Tomorrow's test is a pretty simple one and for that I am thankful. It's a Barium Swallow (aka small bowel test) and basically consists of drinking a milkshake-like substance and taking a long series of xrays. They are focusing on my small bowel because so far it has been the only thing in all of my tests that is possibly slightly abnormal in size/shape, which could mean absolutely nothing and it's a total long shot that it has anything to do with my pain, but like I said we have exhausted all our options.
Honestly, I am 100% prepared for them to not find anything and am seeing tomorrow as more of the close to this crazy medical chapter of my life. I had another stomach pain attack early Sunday morning and while it was just as bad as usual (sharp stabbing pain off the charts), I have totally learned how to handle the pain.

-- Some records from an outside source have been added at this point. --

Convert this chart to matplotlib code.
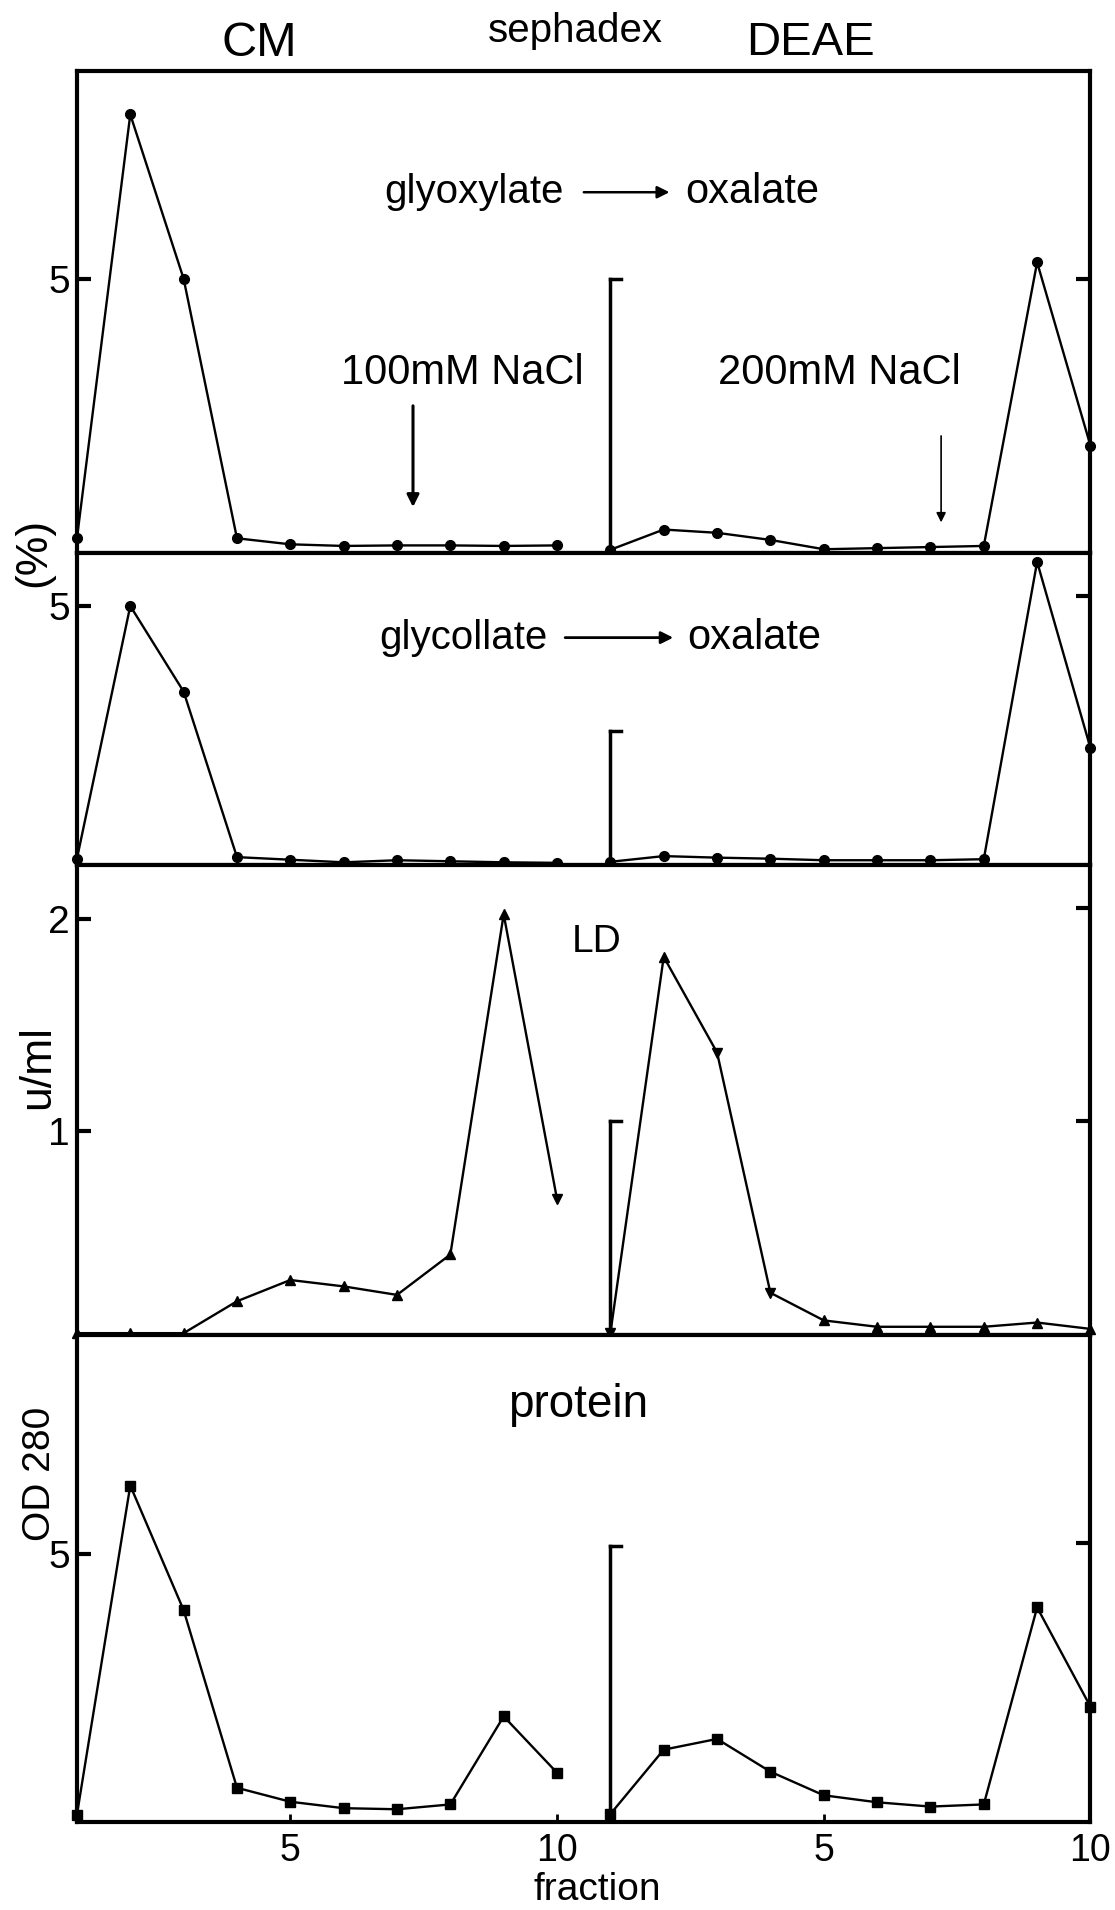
import matplotlib
matplotlib.use("Agg")
import matplotlib.pyplot as plt

plt.rcParams['font.family'] = ['Liberation Sans', 'DejaVu Sans']

# fractions of each column; DEAE fractions are drawn after the CM ones
fractions = list(range(1, 11))
cm_x = fractions
deae_x = [f + 10 for f in fractions]

# glyoxylate -> oxalate (%)
glyox_cm = [0.26, 8.0, 5.0, 0.26, 0.15, 0.12, 0.13, 0.13, 0.12, 0.13]
glyox_deae = [0.05, 0.42, 0.36, 0.23, 0.06, 0.08, 0.10, 0.12, 5.3, 1.95]

# glycollate -> oxalate (%)
glycol_cm = [0.13, 5.0, 3.35, 0.16, 0.11, 0.06, 0.10, 0.08, 0.06, 0.05]
glycol_deae = [0.07, 0.18, 0.15, 0.13, 0.10, 0.10, 0.10, 0.12, 5.85, 2.26]

# LD (u/ml)
ld_cm = [0.05, 0.05, 0.05, 0.20, 0.30, 0.27, 0.23, 0.42, 2.02, 0.68]
ld_deae = [0.05, 1.82, 1.37, 0.24, 0.11, 0.08, 0.08, 0.08, 0.10, 0.07]
ld_cm_markers = ['^'] * 9 + ['v']
ld_deae_markers = ['v', '^', 'v', 'v', '^', '^', '^', '^', '^', '^']

# protein (OD 280)
prot_cm = [0.14, 6.27, 3.95, 0.64, 0.38, 0.26, 0.24, 0.33, 1.97, 0.92]
prot_deae = [0.15, 1.35, 1.55, 0.94, 0.50, 0.37, 0.29, 0.33, 4.0, 2.15]

xtick_pos = [5, 10, 15, 20]
xtick_labels = ['5', '10', '5', '10']

fig = plt.figure(figsize=(11.15, 19.10), dpi=100)
gs = fig.add_gridspec(4, 1, left=0.069, right=0.978, top=0.963, bottom=0.046,
                      height_ratios=[482, 313, 470, 487], hspace=0)
axes = [fig.add_subplot(gs[i]) for i in range(4)]

panels = [
    (glyox_cm, glyox_deae, 'o', (0, 8.8), [5], 5.0, [5.0]),
    (glycol_cm, glycol_deae, 'o', (0, 6.03), [5], 2.6, [5.2]),
    (ld_cm, ld_deae, '^', (0.04, 2.25), [1, 2], 1.05, [1.05, 2.05]),
    (prot_cm, prot_deae, 's', (0, 9.07), [5], 5.15, [5.2]),
]

for ax, (cm, deae, mk, ylim, yt, divider_top, right_ticks) in zip(axes, panels):
    if mk == '^':
        ax.plot(cm_x, cm, color='black', lw=1.7, clip_on=False)
        ax.plot(deae_x, deae, color='black', lw=1.7, clip_on=False)
        for xs, ys, mks in [(cm_x, cm, ld_cm_markers), (deae_x, deae, ld_deae_markers)]:
            for x, y, m in zip(xs, ys, mks):
                ax.plot(x, y, marker=m, color='black', ms=7.5, clip_on=False)
    else:
        ax.plot(cm_x, cm, color='black', lw=1.7, marker=mk, ms=7, clip_on=False)
        ax.plot(deae_x, deae, color='black', lw=1.7, marker=mk, ms=7, clip_on=False)

    # divider between the two columns, with its own small tick
    ax.plot([11, 11], [ylim[0], divider_top], color='black', lw=2.5)
    ax.plot([11, 11.2], [divider_top, divider_top], color='black', lw=2.5)

    ax.set_xlim(1, 20)
    ax.set_ylim(*ylim)
    ax.set_yticks(yt)
    ax.set_yticklabels([str(t) for t in yt], fontsize=28)
    ax.tick_params(axis='y', direction='in', length=10, width=3, pad=5)
    for s in ax.spines.values():
        s.set_linewidth(3)

    rax = ax.twinx()
    rax.set_ylim(*ylim)
    rax.set_yticks(right_ticks)
    rax.set_yticklabels([])
    rax.tick_params(axis='y', direction='in', length=10, width=3)
    for s in rax.spines.values():
        s.set_visible(False)

    ax.set_xticks(xtick_pos)
    if ax is axes[-1]:
        ax.set_xticklabels(xtick_labels, fontsize=27)
        ax.tick_params(axis='x', direction='in', length=6, width=2, pad=8)
    else:
        ax.set_xticklabels([])
        ax.tick_params(axis='x', length=0)

# panel annotations
a1, a2, a3, a4 = axes
a1.text(8.45, 6.58, 'glyoxylate', fontsize=29, ha='center', va='center')
a1.annotate('', xy=(12.16, 6.58), xytext=(10.45, 6.58),
            arrowprops=dict(arrowstyle='-|>', color='black', lw=1.8, mutation_scale=18))
a1.text(13.66, 6.58, 'oxalate', fontsize=30, ha='center', va='center')

a1.text(8.22, 3.27, '100mM NaCl', fontsize=30, ha='center', va='center')
a1.annotate('', xy=(7.3, 0.78), xytext=(7.3, 2.73),
            arrowprops=dict(arrowstyle='-|>', color='black', lw=2.2, mutation_scale=18))
a1.text(15.3, 3.27, '200mM NaCl', fontsize=30, ha='center', va='center')
a1.annotate('', xy=(17.2, 0.5), xytext=(17.2, 2.18),
            arrowprops=dict(arrowstyle='-|>', color='black', lw=1.2, mutation_scale=14))

a2.text(8.24, 4.39, 'glycollate', fontsize=29, ha='center', va='center')
a2.annotate('', xy=(12.23, 4.39), xytext=(10.1, 4.39),
            arrowprops=dict(arrowstyle='-|>', color='black', lw=2.0, mutation_scale=18))
a2.text(13.7, 4.39, 'oxalate', fontsize=30, ha='center', va='center')

a3.text(10.75, 1.89, 'LD', fontsize=28, ha='center', va='center')
a4.text(10.4, 7.77, 'protein', fontsize=33, ha='center', va='center')

# headers and axis labels
fig.text(259 / 1115, 1 - 43 / 1910, 'CM', fontsize=35, ha='center', va='center')
fig.text(575 / 1115, 1 - 31 / 1910, 'sephadex', fontsize=29, ha='center', va='center')
fig.text(810 / 1115, 1 - 43 / 1910, 'DEAE', fontsize=34, ha='center', va='center')

fig.text(34 / 1115, 1 - 552 / 1910, '(%)', fontsize=32, rotation=90, ha='center', va='center')
fig.text(38 / 1115, 1 - 1067 / 1910, 'u/ml', fontsize=32, rotation=90, ha='center', va='center')
fig.text(40 / 1115, 1 - 1474 / 1910, 'OD 280', fontsize=28, rotation=90, ha='center', va='center')
fig.text(597 / 1115, 1 - 1890 / 1910, 'fraction', fontsize=28, ha='center', va='center')

fig.savefig('out.png', dpi=100, facecolor='white')
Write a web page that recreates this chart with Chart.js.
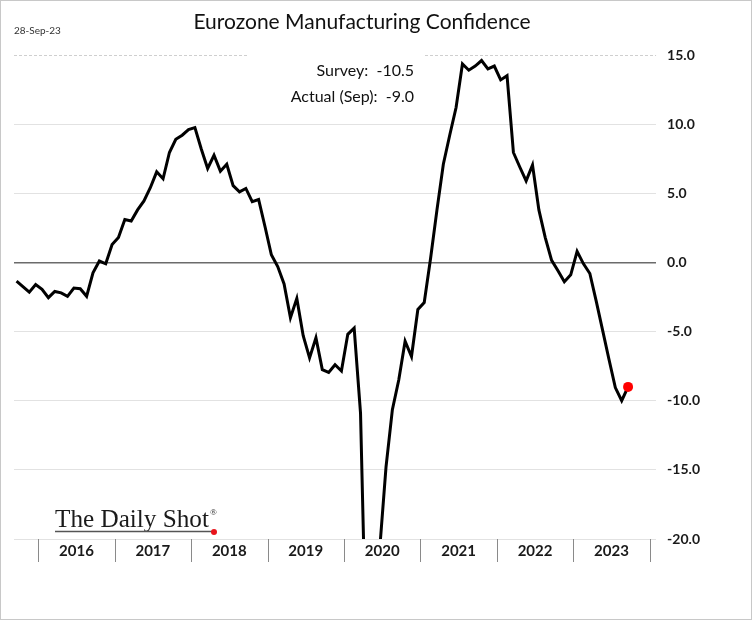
<!DOCTYPE html>
<html>
<head>
<meta charset="utf-8">
<title>Eurozone Manufacturing Confidence</title>
<script src="https://cdn.jsdelivr.net/npm/chart.js@4.4.0/dist/chart.umd.min.js"></script>
<style>
    html, body { margin: 0; padding: 0; background: #fff; }
    #wrap { width: 752px; height: 620px; box-sizing: border-box; border: 1px solid #c8c8c8; }
    canvas { display: block; }
</style>
</head>
<body>
<div id="wrap"><canvas id="myChart" width="750" height="618"></canvas></div>
<script>
// first observation is Sep 2015, last is Sep 2023 (monthly)
const firstYear = 2015;
const firstMonth = 9;

const confidence = [
    -1.35, -1.75, -2.15, -1.6,                                               // Sep-Dec 2015
    -1.95, -2.55, -2.1, -2.2, -2.45, -1.85, -1.9, -2.45, -0.75, 0.1, -0.1, 1.3, // 2016
    1.8, 3.1, 3.0, 3.8, 4.45, 5.4, 6.55, 6.05, 7.95, 8.9, 9.2, 9.6,          // 2017
    9.75, 8.2, 6.8, 7.75, 6.6, 7.1, 5.55, 5.1, 5.35, 4.4, 4.55, 2.6,          // 2018
    0.55, -0.3, -1.55, -4.0, -2.6, -5.3, -6.9, -5.45, -7.75, -7.95, -7.4, -7.85, // 2019
    -5.2, -4.75, -10.9, -30.3, -27.2, -20.8, -14.8, -10.65, -8.5, -5.7, -6.8, -3.4, // 2020
    -2.9, 0.3, 3.8, 7.1, 9.2, 11.2, 14.35, 13.9, 14.2, 14.6, 14.0, 14.2,      // 2021
    13.2, 13.5, 7.95, 6.9, 5.9, 7.05, 3.8, 1.8, 0.15, -0.6, -1.4, -0.9,       // 2022
    0.8, -0.1, -0.8, -2.8, -4.9, -7.0, -9.05, -10.0, -9.0                     // Jan-Sep 2023
];

const yearLabels = [ '2016', '2017', '2018', '2019', '2020', '2021', '2022', '2023' ];
const yTicks = [ -20, -15, -10, -5, 0, 5, 10, 15 ];

const surveyValue = -10.5;
const actualValue = -9.0;
const actualMonth = 'Sep';
const chartTitle = 'Eurozone Manufacturing Confidence';
const dateStamp = '28-Sep-23';

// x is months since Jan 2016, points sit a little past the start of their month
const pointOffset = 0.6;
const firstIndex = ( firstYear - 2016 ) * 12 + ( firstMonth - 1 );
const points = confidence.map( ( v, k ) => ( { x: firstIndex + k + pointOffset, y: v } ) );
const lastIdx = points.length - 1;

const FONT = 'Lato, "Open Sans", sans-serif';

const decorations = {
    id: 'decorations',
    beforeDraw( chart )
    {
        const c = chart.ctx;
        c.save();
        c.fillStyle = '#fff';
        c.fillRect( 0, 0, chart.width, chart.height );
        c.restore();
    },
    beforeDatasetsDraw( chart )
    {
        const c = chart.ctx;
        const area = chart.chartArea;
        const y = Math.round( chart.scales.y.getPixelForValue( yTicks[ yTicks.length - 1 ] ) ) + 0.5;
        c.save();
        c.strokeStyle = '#cfcfcf';
        c.lineWidth = 1;
        c.setLineDash( [ 3, 2 ] );
        c.beginPath();
        c.moveTo( area.left, y );
        c.lineTo( 247, y );
        c.moveTo( 424, y );
        c.lineTo( area.right, y );
        c.stroke();
        c.restore();
    },
    afterDraw( chart )
    {
        const c = chart.ctx;
        const area = chart.chartArea;
        const xs = chart.scales.x;
        c.save();

        // title and date stamp
        c.fillStyle = '#111';
        c.textBaseline = 'middle';
        c.textAlign = 'center';
        c.font = '21px ' + FONT;
        c.fillText( chartTitle, 361, 21 );
        c.textAlign = 'left';
        c.font = '10px ' + FONT;
        c.fillStyle = '#333';
        c.fillText( dateStamp, 13, 30 );

        // survey / actual box
        c.textAlign = 'right';
        c.fillStyle = '#111';
        c.font = '16px ' + FONT;
        c.fillText( 'Survey:  ' + surveyValue.toFixed( 1 ), 413, 70 );
        c.fillText( 'Actual (' + actualMonth + '):  ' + actualValue.toFixed( 1 ), 413, 96 );

        // year separators under the axis
        c.strokeStyle = '#8a8a8a';
        c.lineWidth = 1;
        c.beginPath();
        for ( let j = 0; j <= yearLabels.length; j++ )
        {
            const px = Math.round( xs.getPixelForValue( j * 12 ) ) + 0.5;
            c.moveTo( px, area.bottom );
            c.lineTo( px, area.bottom + 23 );
        }
        c.stroke();

        // logo
        c.textAlign = 'left';
        c.textBaseline = 'alphabetic';
        c.fillStyle = '#1a1a1a';
        let size = 24;
        c.font = size + 'px "Liberation Serif", "DejaVu Serif", serif';
        const w = c.measureText( 'The Daily Shot' ).width;
        size = size * 154 / w;
        c.font = size.toFixed( 1 ) + 'px "Liberation Serif", "DejaVu Serif", serif';
        c.fillText( 'The Daily Shot', 54, 526 );
        c.font = '9px "Liberation Serif", serif';
        c.fillText( '®', 209, 514 );
        c.strokeStyle = '#555';
        c.lineWidth = 1.6;
        c.beginPath();
        c.moveTo( 54, 530.5 );
        c.lineTo( 212, 530.5 );
        c.stroke();
        c.fillStyle = '#e8141b';
        c.beginPath();
        c.arc( 213, 531, 3, 0, Math.PI * 2 );
        c.fill();

        c.restore();
    }
};

new Chart( document.getElementById( 'myChart' ), {
    type: 'line',
    data: {
        datasets: [ {
            label: 'Manufacturing confidence',
            data: points,
            borderColor: '#000',
            borderWidth: 3,
            tension: 0,
            pointRadius: ( ctx ) => ctx.dataIndex === lastIdx ? 5 : 0,
            pointBackgroundColor: '#ff0000',
            pointBorderColor: '#ff0000',
            pointBorderWidth: 0,
            pointHoverRadius: 0
        } ]
    },
    options: {
        responsive: false,
        animation: false,
        events: [],
        layout: {
            padding: { left: 13, right: 40, top: 54, bottom: 56 }
        },
        plugins: {
            legend: { display: false },
            title: { display: false },
            tooltip: { enabled: false }
        },
        scales: {
            x: {
                type: 'linear',
                min: -3.8,
                max: 97,
                afterBuildTicks: ( scale ) =>
                {
                    scale.ticks = yearLabels.map( ( y, j ) => ( { value: j * 12 + 6 } ) );
                },
                ticks: {
                    autoSkip: false,
                    maxRotation: 0,
                    padding: 3,
                    color: '#1a1a1a',
                    font: { family: FONT, size: 15, weight: 'bold' },
                    callback: ( v ) => yearLabels[ Math.round( ( v - 6 ) / 12 ) ]
                },
                grid: { display: false, drawTicks: false },
                border: { display: false }
            },
            y: {
                position: 'right',
                min: yTicks[ 0 ],
                max: yTicks[ yTicks.length - 1 ],
                afterBuildTicks: ( scale ) =>
                {
                    scale.ticks = yTicks.map( ( v ) => ( { value: v } ) );
                },
                ticks: {
                    padding: 11,
                    color: '#1a1a1a',
                    font: { family: FONT, size: 14, weight: 'bold' },
                    callback: ( v ) => v.toFixed( 1 )
                },
                grid: {
                    drawTicks: false,
                    color: ( ctx ) =>
                    {
                        const v = ctx.tick.value;
                        if ( v === 0 ) return '#6b6b6b';
                        if ( v === yTicks[ yTicks.length - 1 ] ) return 'rgba(0,0,0,0)';
                        return '#e2e2e2';
                    },
                    lineWidth: ( ctx ) => ctx.tick.value === 0 ? 1.5 : 1
                },
                border: { display: false }
            }
        }
    },
    plugins: [ decorations ]
} );
</script>
</body>
</html>
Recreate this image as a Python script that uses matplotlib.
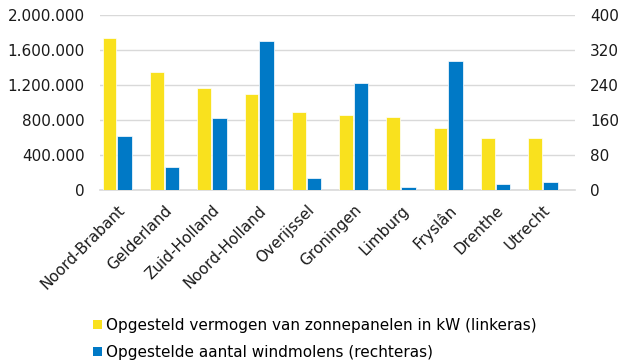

I barely even cried during it and that is a HUGE improvement to the exorcist-style dramas that used to happen.
For some reason the pain just doesn't seem to affect me mentally anymore and I am able to push through it, pick myself up, and move on as if nothing happened. I realized how much it has stopped affecting me because I didn't even tell anyone that it happened; I literally just went about my day completely normal and totally happy.
So yes, tomorrow when the test is over and they tell me that everything looks healthy (because it always does) I am choosing to be done and *fingers crossed* stay away from the doctors office for awhile. I have too much awesome stuff to be excited about in life and am sick of wasting my time at pointless doctors appointments.
{Exhale} Okay, vent over. Time to go watch American Idol :)
2 comments:
I am so very sorry Lindsay for all the pain you go through all the time. I know you have gone through every test imaginable but I have to ask have they done a biobsy to see if you have celiac disease?? Trust me, I had every test possible and the one you have coming up I had as well at UC Davis only for them not to find anything and it was not until I came back here and had a biobsi and they finally found I have celiac disease. I don't want you to have that but sometimes it is almost better knowing or atleast weighing out that option too.
Yes I've had 2 scopes done and on the 2nd they tested for celiac and I don't have it. Thanks for checking though!!